One and Only: The Untold Story of On the Road

When Neal drove me back to Denver to get our annulment, it was really the greatest trip we ever took—it truly was. We were all living in San Francisco. Neal was with Carolyn, who was like four months pregnant. We knew we had to do it quick. We only had two days before I was going to turn eighteen, and we couldn’t have gotten an annulment after that. So Neal made another one of his nonstop drives.

The judge barely gave us the annulment. Neal was all over me in the courtroom. I’m telling them that he chippied on me all the time, and he’d beat me, and I wanted this annulment. There was a woman judge, and she called us into her chambers. We’re sitting there in front of her, and Neal couldn’t keep his hands off me. She kept saying, “Are you sure you kids want an annulment? You seem like you get along quite well together.” Because Neal wasn’t with the program at all; he should’ve at least acted like he was upset. But when she kept asking us if we really wanted the annulment, Neal started laughing. He says, “No, no, no, I always chippy on her. I’m always running around with other women!” I’m telling her, “He beats me all the time!” and then Neal would give me a big kiss! It was an insane scene. This judge, she just didn’t know what was happening, but she finally gave in and we got the annulment.

We were gone for a while—ten days, or maybe a couple of weeks.

We drove back to San Francisco through another snowstorm. It seemed like we were always going through snowstorms. That trip was in March too. When we reached California, we went through the Sierras, and they were still having snow.





Neal Cassady in the driver’s seat, on the way to Bolinas, 1962. (Photo by Allen Ginsberg or Charles Plymell; courtesy of Allen Ginsberg Estate.)





PART THREE





Neal married Carolyn Robinson on April 1, 1948, in San Francisco. Through his uncle, Hinkle had already been hired to his life’s job on the Southern Pacific Railroad; impressed at his fistful of pay stubs, Neal asked Al to help him get hired too. Soon Neal was earning a good salary on the railroad, and according to his letters, seemed to be enjoying his new domestic life with Carolyn. He hadn’t written anyone during those few months of confusion and terror when he had been so torn between Carolyn and Lu Anne, but now he wrote both Jack and Allen about all his newfound pleasures. He also started work on his autobiography, which would never be finished, and which would be published posthumously as The First Third. He especially hoped Jack would consider coming out to San Francisco and getting work on the railroad too, with the idea that they could eventually live and raise families near, maybe even next door, to each other. Although Jack was still working on his first big novel, The Town and the City, he had no money and no real life of his own. He was living with his mother, Mémère, and his sister Caroline and her husband and newborn son in Rocky Mount, North Carolina.

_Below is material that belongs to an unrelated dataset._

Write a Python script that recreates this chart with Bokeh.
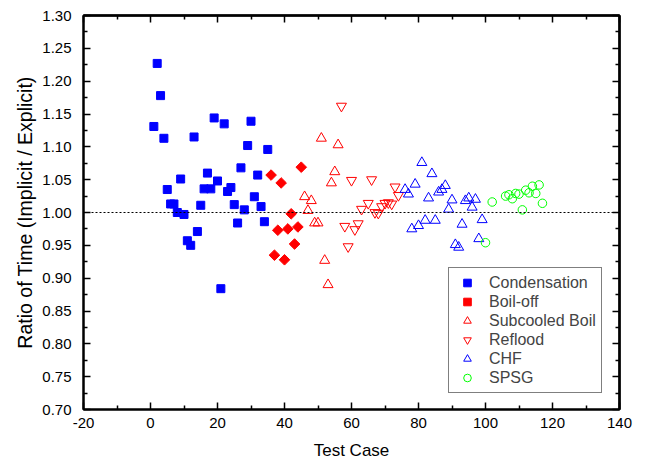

But Neal could not get Lu Anne out of his system. He grew tormented again when she became seriously involved with a seaman named Ray Murphy, and was stunned when she accepted Murphy’s marriage proposal. He seemed unable to believe that she would actually go through with the marriage. But Lu Anne, as if to insist further on the finality of their break, went home to Denver to await Murphy’s return from a long sea voyage. In a letter to Kerouac in June, Neal made a not-so-veiled reference to Lu Anne as “my cause of neurosis.”

On September 7, 1948, Carolyn gave birth to a daughter, Cathleen Joanne Cassady. Neal wrote Jack that she was his fifth child, but only the first one that he would actually keep and raise. Neal seems to have loved the baby a great deal; but in early December, when he and Hinkle were laid off from the railroad, he took the family savings, bought a brand-new maroon Hudson automobile, and asked Hinkle to take a trip with him.